America's Catholic roots



It didn't start in 1607.

In grade school that was pounded into my head as the date of the first permanent English settlement in the United States. The date stuck, along with 1620 as the year the Pilgrims landed, but the qualifier "English" didn't. I basically forgot that the English weren't the first Europeans to take up residence on this continent.

Of course I knew that St. Augustine, Florida, is the oldest continuously occupied city in what is now the United States, but I just didn't think about it. The Spanish established St. Augustine in 1565. Like Christopher Columbus earlier, they brought the Catholic Church with them.

We recently visited St. Augustine. In addition to being the site of the Fountain of Youth and the original Ripley's Believe It Or Not Museum, it has the oldest Catholic parish in the United States, the Cathedral Basilica of St. Augustine.

Mass was first celebrated in the parish on Sept. 8, 1565, the Feast (then a Solemnity) of the Birth of Mary. The present church (pictured here) was started in 1793. Although rebuilt, renovated and added to over the years, the face and the walls of the coquina (a kind of limestone) edifice date back to the building's completion in 1796.

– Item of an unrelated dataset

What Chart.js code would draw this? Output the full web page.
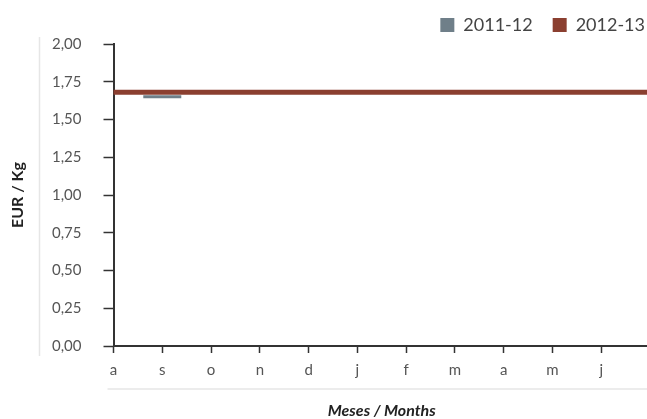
<!DOCTYPE html>
<html>
<head>
<meta charset="utf-8">
<script src="https://cdn.jsdelivr.net/npm/chart.js@4.4.1/dist/chart.umd.min.js"></script>
<style>
  html, body { margin: 0; padding: 0; background: #fff; overflow: hidden; }
  #wrap { position: absolute; left: 0; top: 0; width: 672px; height: 419px; }
</style>
</head>
<body>
<div id="wrap"><canvas id="chart"></canvas></div>
<script>
// Months, August to July
const months = ["a", "s", "o", "n", "d", "j", "f", "m", "a", "m", "j", "j"]
const season1112 = [null, 1.65, null, null, null, null, null, null, null, null, null, null]
const season1213 = [1.68, 1.68, 1.68, 1.68, 1.68, 1.68, 1.68, 1.68, 1.68, 1.68, 1.68, 1.68]
const yTicks = [0, 0.25, 0.5, 0.75, 1, 1.25, 1.5, 1.75, 2]

const FONT = "Lato, 'Open Sans', sans-serif"

// light separator lines of the original layout, and legend nudge
const decoLines = {
  id: "decoLines",
  afterLayout(chart) {
    const lg = chart.legend
    if (lg) { lg.left += 15; lg.right += 15 }
  },
  afterDraw(chart) {
    const { ctx, chartArea } = chart
    ctx.save()
    ctx.strokeStyle = "#e6e6e6"
    ctx.lineWidth = 1.5
    ctx.beginPath()
    ctx.moveTo(chartArea.left - 74, chartArea.top - 7)
    ctx.lineTo(chartArea.left - 74, chartArea.bottom + 10)
    ctx.moveTo(chartArea.left - 6, chartArea.bottom + 43)
    ctx.lineTo(chart.width, chartArea.bottom + 43)
    ctx.stroke()
    ctx.restore()
  }
}

new Chart(document.getElementById("chart"), {
  type: "line",
  data: {
    labels: months,
    datasets: [
      {
        label: "2011-12",
        data: season1112,
        borderColor: "#6f7f89",
        backgroundColor: "#6f7f89",
        showLine: false,
        pointStyle: "line",
        pointRadius: 19,
        pointBorderWidth: 3,
        pointHoverRadius: 19
      },
      {
        label: "2012-13",
        data: season1213,
        borderColor: "#8b3f30",
        backgroundColor: "#8b3f30",
        borderWidth: 5,
        pointRadius: 0,
        tension: 0
      }
    ]
  },
  options: {
    responsive: true,
    maintainAspectRatio: false,
    animation: false,
    layout: { padding: { left: 8, right: 22, top: -4, bottom: 0 } },
    plugins: {
      tooltip: { enabled: false },
      legend: {
        position: "top",
        align: "end",
        labels: {
          boxWidth: 14,
          boxHeight: 14,
          padding: 20,
          color: "#444",
          font: { family: FONT, size: 18 },
          generateLabels(chart) {
            return Chart.defaults.plugins.legend.labels.generateLabels(chart).map(l => {
              l.lineWidth = 0
              l.pointStyle = undefined
              return l
            })
          }
        }
      }
    },
    scales: {
      x: {
        offset: false,
        grid: { drawOnChartArea: false, tickLength: 7, color: "#333", tickWidth: 1.5 },
        border: { color: "#333", width: 2 },
        ticks: { color: "#555", font: { family: FONT, size: 15 }, padding: 8, autoSkip: false, maxRotation: 0 },
        title: {
          display: true,
          text: "Meses / Months",
          color: "#222",
          font: { family: FONT, size: 16, weight: "bold", style: "italic", lineHeight: 1 },
          padding: { top: 16, bottom: 0 }
        }
      },
      y: {
        min: 0,
        max: 2,
        afterBuildTicks(scale) {
          scale.ticks = yTicks.map(v => ({ value: v }))
        },
        grid: { drawOnChartArea: false, tickLength: 10, color: "#333", tickWidth: 1.5 },
        border: { color: "#333", width: 2 },
        ticks: {
          color: "#555",
          font: { family: FONT, size: 15 },
          padding: 22,
          callback: v => v.toFixed(2).replace(".", ",")
        },
        title: {
          display: true,
          text: "EUR / Kg",
          color: "#222",
          font: { family: FONT, size: 16, weight: "bold", lineHeight: 1 },
          padding: { top: 2, bottom: 4 }
        }
      }
    }
  },
  plugins: [decoLines]
})
</script>
</body>
</html>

There was a time, which perhaps extended longer than enlightened people would like to believe, when the Catholic Church in the United States was viewed with suspicion as a "foreign" religion and its adherents somehow not quite real Americans. It is perhaps worth recalling on this feast day that the faith's roots on this continent run deep, planted long before the Pilgrims even sighted Plymouth Rock in the distance.